As Fed staff will soon be getting underway in their forecasting preparations for the Federal Open Market Committee’s June 20-21 meeting, here are a few comments on how we see the likely impact of the NFP on the Fed’s reaction function:

** On the one hand, it would be hard not to be penciling in a slightly quicker decline in the headline unemployment rate this year. The decline in the participation rate to 62.7% from 62.8%, while small, was perhaps the most noteworthy takeaway from this morning, as it suggests the fairly stable unemployment rate with new entrants absorbing the demand for workers is coming to an end.

** And for the Fed’s slack-based forecasting models, an unemployment running a full point below estimates of its longer run levels is likely to raise anxieties, even among the more dovishly inclined Committee members. It may also, in turn, encourage some upward drift in the June rate dot projections, raising the probability for that elusive fourth rate hike in the 2018 dot plot.

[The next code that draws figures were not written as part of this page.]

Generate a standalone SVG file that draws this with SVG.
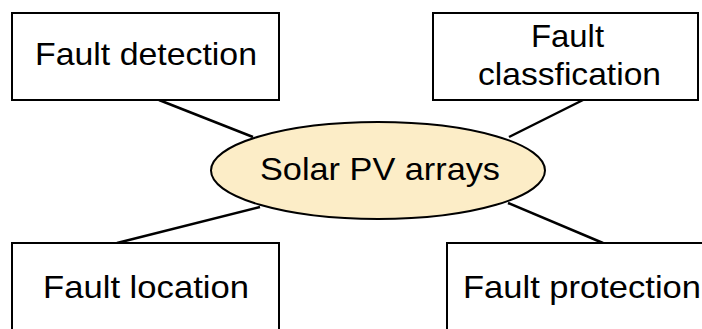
<svg xmlns="http://www.w3.org/2000/svg" width="702" height="329" viewBox="0 0 702 329">
<style>
.box{fill:#ffffff;stroke:#000000;stroke-width:2}
.ell{fill:#fcedc7;stroke:#000000;stroke-width:2}
.lbl{font-family:"Liberation Sans",Arial,sans-serif;font-size:32px;fill:#000000}
.conn line{stroke:#000000;stroke-width:2.5}
</style>
<rect width="702" height="329" fill="#ffffff"/>
<g class="conn" id="connectors">
<line x1="159" y1="100" x2="253" y2="137"/>
<line x1="583" y1="100" x2="509" y2="137"/>
<line x1="117" y1="243" x2="260" y2="207"/>
<line x1="603" y1="243" x2="508" y2="203"/>
</g>
<g id="fault-detection">
<rect class="box" x="12" y="13" width="267" height="87"/>
<text class="lbl" x="35" y="65" textLength="222" lengthAdjust="spacingAndGlyphs">Fault detection</text>
</g>
<g id="fault-classification">
<rect class="box" x="433" y="13" width="265" height="87"/>
<text class="lbl" x="531" y="47" textLength="73" lengthAdjust="spacingAndGlyphs">Fault</text>
<text class="lbl" x="478" y="85" textLength="183" lengthAdjust="spacingAndGlyphs">classfication</text>
</g>
<g id="solar-pv">
<ellipse class="ell" cx="378" cy="170.5" rx="167" ry="48.5"/>
<text class="lbl" x="260" y="180" textLength="240" lengthAdjust="spacingAndGlyphs">Solar PV arrays</text>
</g>
<g id="fault-location">
<rect class="box" x="12" y="243" width="267" height="100"/>
<text class="lbl" x="43" y="298" textLength="206" lengthAdjust="spacingAndGlyphs">Fault location</text>
</g>
<g id="fault-protection">
<rect class="box" x="447" y="243" width="280" height="100"/>
<text class="lbl" x="463" y="298" textLength="238" lengthAdjust="spacingAndGlyphs">Fault protection</text>
</g>
</svg>
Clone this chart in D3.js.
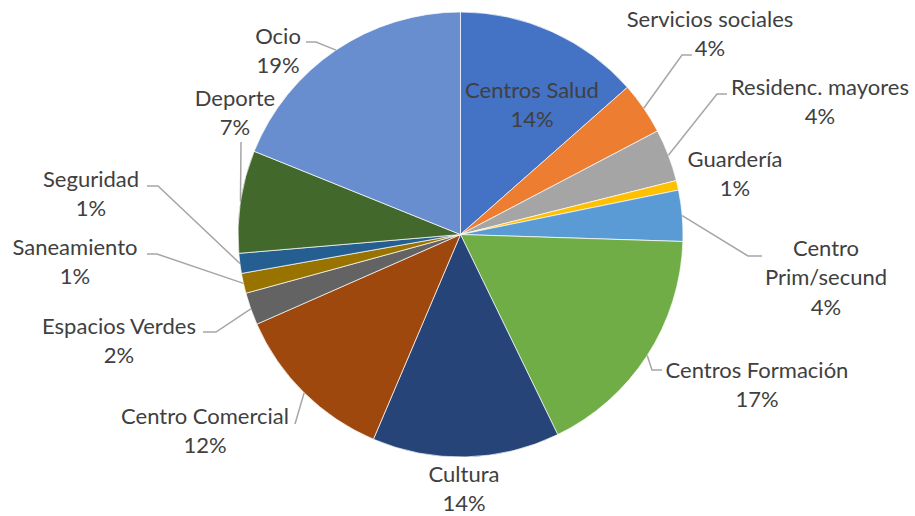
<!DOCTYPE html>
<html><head><meta charset="utf-8">
<script src="https://cdn.jsdelivr.net/npm/d3@7"></script>
<style>body{margin:0;background:#fff}svg{display:block}</style>
</head><body>
<svg id="c" width="915" height="516"></svg>
<script>
const categories = ["Centros Salud","Servicios sociales","Residenc. mayores","Guardería","Centro Prim/secund","Centros Formación","Cultura","Centro Comercial","Espacios Verdes","Saneamiento","Seguridad","Deporte","Ocio"];
const values = [13.5,3.8,3.8,0.7,3.7,17.3,13.6,12.0,2.35,1.45,1.45,7.45,18.9];
const colors = ["#4472C4","#ED7D31","#A5A5A5","#FFC000","#5B9BD5","#70AD47","#264478","#9E480E","#636363","#997300","#255E91","#43682B","#698ED0"];
// label line breaks
const labelLines = [["Centros Salud"],["Servicios sociales"],["Residenc. mayores"],["Guardería"],["Centro","Prim/secund"],["Centros Formación"],["Cultura"],["Centro Comercial"],["Espacios Verdes"],["Saneamiento"],["Seguridad"],["Deporte"],["Ocio"]];
// layout: label centre and leader elbow/end points (null = no leader)
const layout = [
 {x:532,y:90,leader:null},
 {x:710,y:19,leader:[[682,55],[692,55]]},
 {x:820,y:87,leader:[[717,94],[727,94]]},
 {x:735,y:159,leader:null},
 {x:826,y:248,leader:[[748,256],[762,256]]},
 {x:757,y:370,leader:[[652,370],[662,370]]},
 {x:464,y:474,leader:null},
 {x:205,y:416,leader:[[295,424]]},
 {x:119,y:326,leader:[[216,332],[203,332]]},
 {x:75,y:247,leader:[[157,254],[147,254]]},
 {x:91,y:179,leader:[[158,186],[147,186]]},
 {x:235,y:98,leader:[[241,142]]},
 {x:278,y:36,leader:[[316,42],[306,42]]}
];

const cx=460.5, cy=234.5, R=222.5;
const svg=d3.select("#c");
const g=svg.append("g").attr("transform",`translate(${cx},${cy})`);
const total=d3.sum(values);
const pie=d3.pie().sort(null).value(d=>d)(values);
const arc=d3.arc().innerRadius(0).outerRadius(R);
g.selectAll("path.s").data(pie).join("path").attr("class","s")
 .attr("d",arc).attr("fill",(d,i)=>colors[i]).attr("stroke","#fff").attr("stroke-width",0.7);

// leaders
pie.forEach((d,i)=>{
  const L=layout[i]; if(!L.leader) return;
  const a=(d.startAngle+d.endAngle)/2;
  const p0=[cx+R*Math.sin(a), cy-R*Math.cos(a)];
  const pts=[p0,...L.leader];
  svg.append("path").attr("d",d3.line()(pts)).attr("fill","none")
   .attr("stroke","#A6A6A6").attr("stroke-width",1.5);
});

// labels
const fmt=v=>Math.round(v/total*100)+"%";
const lh=29.5;
pie.forEach((d,i)=>{
  const L=layout[i];
  const lines=[...labelLines[i], fmt(values[i])];
  const t=svg.append("text").attr("text-anchor","middle")
   .attr("font-family","Lato, 'Open Sans', sans-serif").attr("font-size",22)
   .attr("fill","#404040");
  lines.forEach((s,k)=>{
    t.append("tspan").attr("x",L.x).attr("y",L.y-1+k*lh).attr("dominant-baseline","central").text(s);
  });
});
</script>
</body></html>
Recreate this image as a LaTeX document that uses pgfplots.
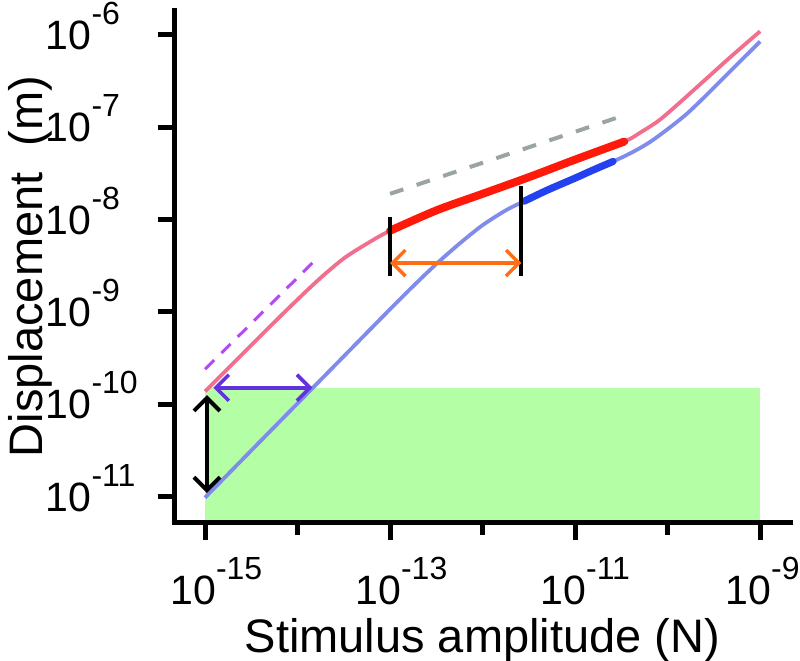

** But while the jobs report was probably a bit stronger than expected, the key average hourly earnings print was only moderately higher, and inflation, reflected in Wednesday’s 1.8% core PCE, is still seen as largely inertial. That may be taken to reward patience in waiting to see whether firming underlying trend inflation is breaching the 2% symmetrical inflation target with momentum.

** And offsetting the upside risks is a “roughly balanced” overhang of uncertain downside risks: elevated threats of trade tariffs and retaliation, or a wider European spillover from Italy’s travails, however low the probability, looms large, while Fed officials will also weigh dangers to the Emerging Markets or a prematurely dampened US growth due to a dollar rising too high too quickly or yields spiking over the summer if a “too soon” more hawkish rate path is signaled.

Language Tweak on June Table

** Although the June meeting is still two weeks away, there may still be some positioning by FOMC members before the pre-meeting black out sets in. In particular, we will be watching for any further views on whether the short run R* is still expected to be rising in the near term, and especially for any affirmation of greater caution on rates once at or nearing neutral.

** One compromise to get a policy consensus in June that might be on the table would be to couple the near certain rate hike to changes in the statement language; in particular, a tweak to modify the “accommodation” sentence could indicate the FOMC believes they may be nearing neutral sooner than previously believed.

** As we believe the currently solid Committee consensus for the gradual rates normalization path begins to fray beyond the near certain June rate move and certainly with a third in total rate move this year, bringing forward a two-step messaging tweak to the accommodation language to June could prove its value in ensuring a “dovish” lean to the rate hike despite a strong NFP and the possibility of that fourth rate hike making its way into the rate dot median.